Nick Gibb visited Richard Lee Primary School, Wyken, which is one of seven in the city waiting to hear if they are to receive government funding for repairs.

Up to £3bn is available to rebuild dilapidated properties in England under the Priority School Building Programme.

Mr Gibb would not be drawn on whether Richard Lee would be among those selected in the first phase in May.

After touring the school with head teacher Nicola Harwood and local Labour MP Bob Ainsworth, Mr Gibb said it was "clear the school is in a very bad condition".

'Most in need'

He said: "It is very bad. I saw some damp, the windows are in a bad state, the ceilings are leaking.

Analysis

It's not clear how many schools across the country have applied for this scheme (the Priority Schools Building Programme) but when asked, the minister revealed "more have applied than there is available capital". It's a PFI a (private finance initiative), which means schools or local authorities would be signed up to a 25-year repayment contract if successful.

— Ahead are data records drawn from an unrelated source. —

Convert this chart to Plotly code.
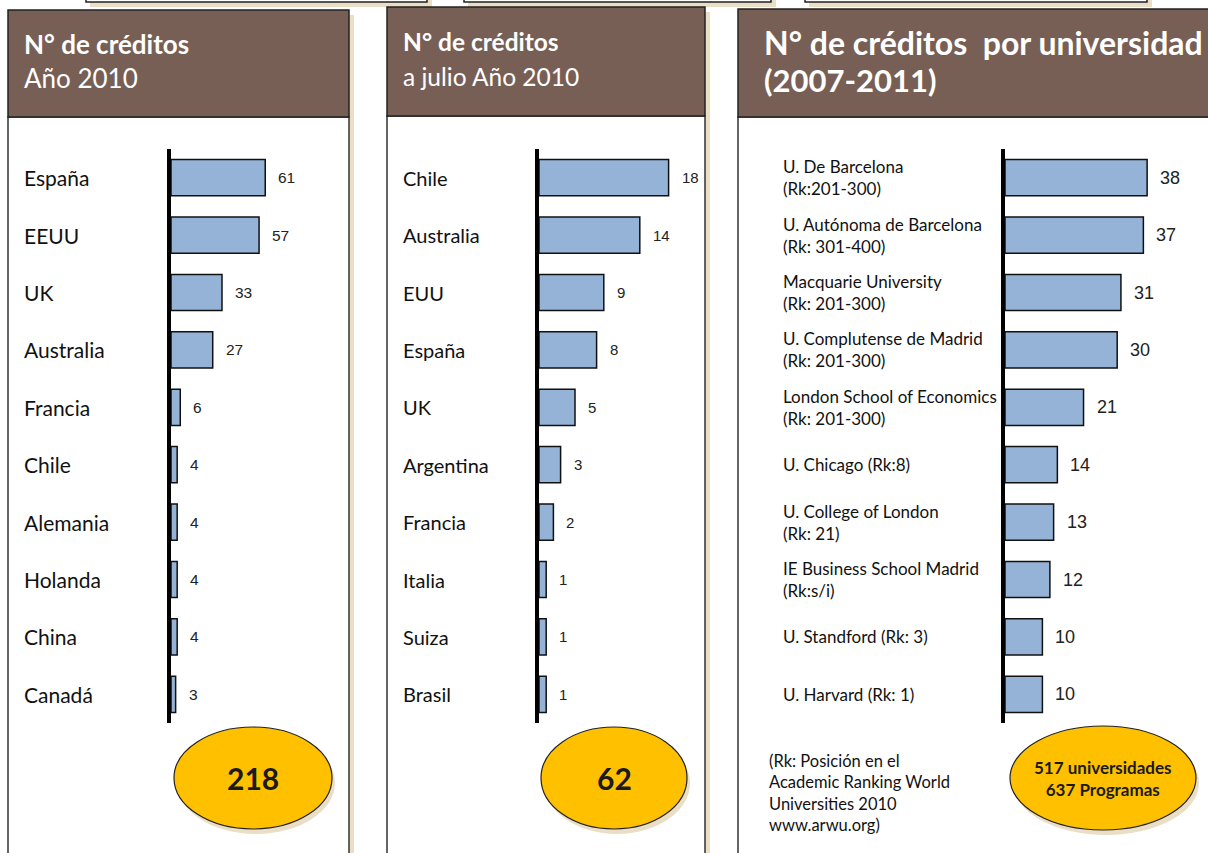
import plotly.graph_objects as go

W, H = 1208, 853

# ---------------- data ----------------
countries_2010 = ["España", "EEUU", "UK", "Australia", "Francia", "Chile",
                  "Alemania", "Holanda", "China", "Canadá"]
credits_2010 = [61, 57, 33, 27, 6, 4, 4, 4, 4, 3]
total_2010 = "218"

countries_jul2010 = ["Chile", "Australia", "EUU", "España", "UK", "Argentina",
                     "Francia", "Italia", "Suiza", "Brasil"]
credits_jul2010 = [18, 14, 9, 8, 5, 3, 2, 1, 1, 1]
total_jul2010 = "62"

universities = ["U. De Barcelona", "U. Autónoma de Barcelona", "Macquarie University",
                "U. Complutense de Madrid", "London School of Economics",
                "U. Chicago (Rk:8)", "U. College of London", "IE Business School Madrid",
                "U. Standford (Rk: 3)", "U. Harvard (Rk: 1)"]
uni_ranks = ["(Rk:201-300)", "(Rk: 301-400)", "(Rk: 201-300)", "(Rk: 201-300)",
             "(Rk: 201-300)", "", "(Rk: 21)", "(Rk:s/i)", "", ""]
credits_uni = [38, 37, 31, 30, 21, 14, 13, 12, 10, 10]
uni_summary = ["517 universidades", "637 Programas"]
footnote = ["(Rk: Posición en el", "Academic Ranking World", "Universities 2010", "www.arwu.org)"]

titles = [("N° de créditos", "Año 2010"),
          ("N° de créditos", "a julio Año 2010"),
          ("N° de créditos  por universidad", "(2007-2011)")]

# ---------------- styles ----------------
BROWN = "#775f55"
BEIGE = "#eadfc6"
BAR = "#95b3d7"
GOLD = "#ffc000"
FONT = "Lato, 'Noto Sans', sans-serif"
NUMFONT = "'Liberation Sans', Arial, sans-serif"


def px(x):
    return x / W


def py(y):
    return 1 - y / H


ydom = [py(723), py(149)]

fig = go.Figure()

panels = [
    dict(ax="", x0=171, x1=340, pxu=1.545, cats=countries_2010, vals=credits_2010,
         lab_x=22, lab_size=21, val_size=15.5),
    dict(ax="2", x0=539, x1=700, pxu=7.2, cats=countries_jul2010, vals=credits_jul2010,
         lab_x=401, lab_size=20, val_size=15),
    dict(ax="3", x0=1005, x1=1205, pxu=3.74, cats=universities, vals=credits_uni,
         lab_x=781, lab_size=17, val_size=18),
]

annotations = []
for i, p in enumerate(panels):
    xa = "x" + p["ax"]
    ya = "y" + p["ax"]
    fig.add_trace(go.Bar(
        x=p["vals"], y=p["cats"], orientation="h",
        marker=dict(color=BAR, line=dict(color="#111111", width=1.5)),
        xaxis=xa, yaxis=ya, hoverinfo="x+y", showlegend=False,
    ))
    rng = (p["x1"] - p["x0"]) / p["pxu"]
    fig.update_layout(**{
        "xaxis" + p["ax"]: dict(domain=[px(p["x0"]), px(p["x1"])], range=[0, rng],
                                visible=False, fixedrange=True, anchor=ya),
        "yaxis" + p["ax"]: dict(domain=ydom, type="category", categoryorder="array",
                                categoryarray=p["cats"], autorange="reversed",
                                showline=True, linecolor="black", linewidth=4,
                                showticklabels=False, ticks="", showgrid=False,
                                zeroline=False, anchor=xa, fixedrange=True),
    })
    # category labels
    for j, c in enumerate(p["cats"]):
        txt = c
        if i == 2 and uni_ranks[j]:
            txt = c + "<br>" + uni_ranks[j]
        annotations.append(dict(
            x=px(p["lab_x"]), xref="paper", xanchor="left",
            y=c, yref=ya, yanchor="middle", text=txt, showarrow=False, align="left",
            font=dict(family=FONT, size=p["lab_size"], color="#111111"),
        ))
    # value labels
    for c, v in zip(p["cats"], p["vals"]):
        annotations.append(dict(
            x=v, xref=xa, xanchor="left", xshift=11,
            y=c, yref=ya, yanchor="middle", text=str(v), showarrow=False,
            font=dict(family=NUMFONT, size=p["val_size"], color="#222222"),
        ))

# ---------------- panel frames ----------------
shapes = []


def rect(x0, y0, x1, y1, fill, line=None, lw=1.5, layer="below"):
    shapes.append(dict(type="rect", xref="paper", yref="paper",
                       x0=px(x0), x1=px(x1), y0=py(y1), y1=py(y0),
                       fillcolor=fill,
                       line=dict(color=line or fill, width=lw if line else 0),
                       layer=layer))


# small boxes along the top edge
for bx0, bx1 in [(86, 427), (464, 771), (805, 1147)]:
    rect(bx0 + 4, -10, bx1 + 5, 7, BEIGE)
    rect(bx0, -10, bx1, 2, "white", "#222222", 1.5)

frames = [(8, 10, 349, 117), (387, 7, 705, 116), (738, 9, 1216, 117)]
for fx0, fy0, fx1, fy1 in frames:
    rect(fx0 + 5, fy0 + 5, fx1 + 5, 870, BEIGE)
    rect(fx0, fy1, fx1, 870, "white", "#333333", 1.5)
    rect(fx0, fy0, fx1, fy1, BROWN, "#222222", 1.5)

# titles
title_specs = [
    (22, 44, 78, 26, 26),
    (401, 42, 76, 24.5, 24.5),
    (762, 43, 80, 32, 31),
]
for (t1, t2), (tx, ty1, ty2, s1, s2), k in zip(titles, title_specs, range(3)):
    annotations.append(dict(x=px(tx), y=py(ty1), xref="paper", yref="paper",
                            xanchor="left", yanchor="middle", showarrow=False,
                            text="<b>" + t1 + "</b>",
                            font=dict(family=FONT, size=s1, color="white")))
    annotations.append(dict(x=px(tx), y=py(ty2), xref="paper", yref="paper",
                            xanchor="left", yanchor="middle", showarrow=False,
                            text=("<b>" + t2 + "</b>") if k == 2 else t2,
                            font=dict(family=FONT, size=s2, color="white")))

# ---------------- totals (ellipses) ----------------
ellipses = [
    (253, 778, 79, 51, "<b>" + total_2010 + "</b>", 30, FONT),
    (614, 778, 73, 51, "<b>" + total_jul2010 + "</b>", 30, FONT),
    (1103, 778, 93, 52, "<b>" + uni_summary[0] + "<br>" + uni_summary[1] + "</b>", 17, FONT),
]
for cx, cy, rx, ry, txt, fs, ff in ellipses:
    shapes.append(dict(type="circle", xref="paper", yref="paper",
                       x0=px(cx - rx + 3), x1=px(cx + rx + 3), y0=py(cy + ry + 5), y1=py(cy - ry + 5),
                       fillcolor=BEIGE, line=dict(width=0), layer="above"))
    shapes.append(dict(type="circle", xref="paper", yref="paper",
                       x0=px(cx - rx), x1=px(cx + rx), y0=py(cy + ry), y1=py(cy - ry),
                       fillcolor=GOLD, line=dict(color="#222222", width=1.2), layer="above"))
    annotations.append(dict(x=px(cx), y=py(cy), xref="paper", yref="paper",
                            xanchor="center", yanchor="middle", showarrow=False,
                            text=txt, align="center",
                            font=dict(family=ff, size=fs, color="#1a1a1a")))

# footnote
annotations.append(dict(x=px(767), y=py(793), xref="paper", yref="paper",
                        xanchor="left", yanchor="middle", showarrow=False, align="left",
                        text="<br>".join(footnote),
                        font=dict(family=FONT, size=16.5, color="#111111")))

fig.update_layout(
    width=W, height=H, margin=dict(l=0, r=0, t=0, b=0),
    paper_bgcolor="white", plot_bgcolor="rgba(0,0,0,0)",
    bargap=0.37, shapes=shapes, annotations=annotations, showlegend=False,
)

fig.write_html("out.html", config={"displayModeBar": False},
               post_script="document.body.style.margin='0';document.body.style.overflow='hidden';")
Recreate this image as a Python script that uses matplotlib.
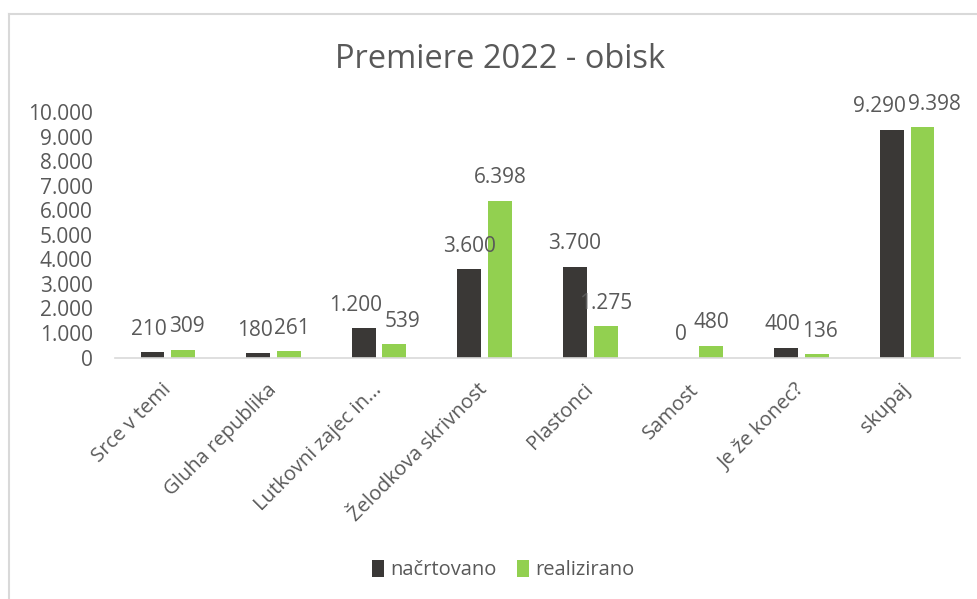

Last year the Coalition government asked for applications, saying a decision would be announced during December 2011, but this was delayed. At the beginning of the year the Education Secretary Michael Gove said there'd be an announcement in February, but on his visit to Richard Lee Primary the Schools Minister Nick Gibb said it would now be towards the end of May (2012).

Richard Lee Primary is 60 years old, parts of the ceiling have caved in twice, there are cracks snaking through the dining room floor and six new leaks have appeared in the roof in the last week. Headteacher Nicola Harwood said she's "fed-up" at the situation.

"There's no question the school is in a very bad condition but the decision about how we allocate taxpayers' money to the Priority Schools Building Programme is taken in a very scientific and objective way based on an assessment of all the schools that have applied."

The school was not eligible for funding under Labour's Building Schools for the Future programme as it was solely for secondary schools.

Mr Ainsworth said: "Coventry now has only enough money to build one half of one primary school and that's for the entire city.

"I can only hope we've done our level best to give Richard Lee the maximum opportunity to be one of those schools."

Parents and pupils at the school delivered a petition containing about 3,000 signatures to Downing Street last July.